Students often confuse the terms "evaporation" and "boiling." Evaporation occurs at the surface of a liquid and can happen at any temperature, while boiling happens throughout the liquid at a specific boiling point. Another common mistake is misunderstanding that gases are highly compressible; in reality, ideal gases are compressible, but real gases at low temperatures and high pressures may behave differently. Lastly, students sometimes overlook the energy changes during sublimes, not accounting for the latent heat involved.

FAQ

What is the difference between melting and vaporization?

Melting is the transition from a solid to a liquid state, while vaporization is the transition from a liquid to a gas state. Melting requires the latent heat of fusion, whereas vaporization involves the latent heat of vaporization.

How does temperature affect the kinetic energy of particles?

As temperature increases, the kinetic energy of particles also increases.

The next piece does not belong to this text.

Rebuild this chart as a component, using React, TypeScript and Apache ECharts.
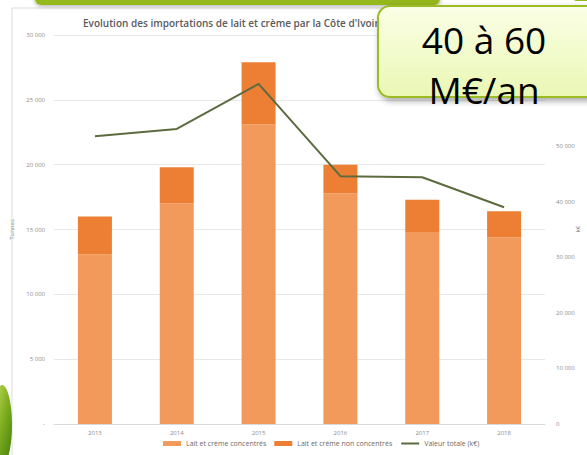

This heightened energy allows particles to move more freely, leading to phase transitions such as melting and vaporization.

What is the triple point in a phase diagram?

The triple point is the unique combination of temperature and pressure where all three phases of a substance—solid, liquid, and gas—coexist in equilibrium.

Why are some substances able to sublimate?

Substances can sublimate when the atmospheric pressure and temperature conditions allow them to transition directly from solid to gas without becoming liquid. This typically occurs when the vapor pressure of the solid exceeds atmospheric pressure.

What role do intermolecular forces play in phase changes?

Intermolecular forces determine how strongly particles interact. Stronger intermolecular forces require more energy to overcome during phase transitions, resulting in higher melting and boiling points.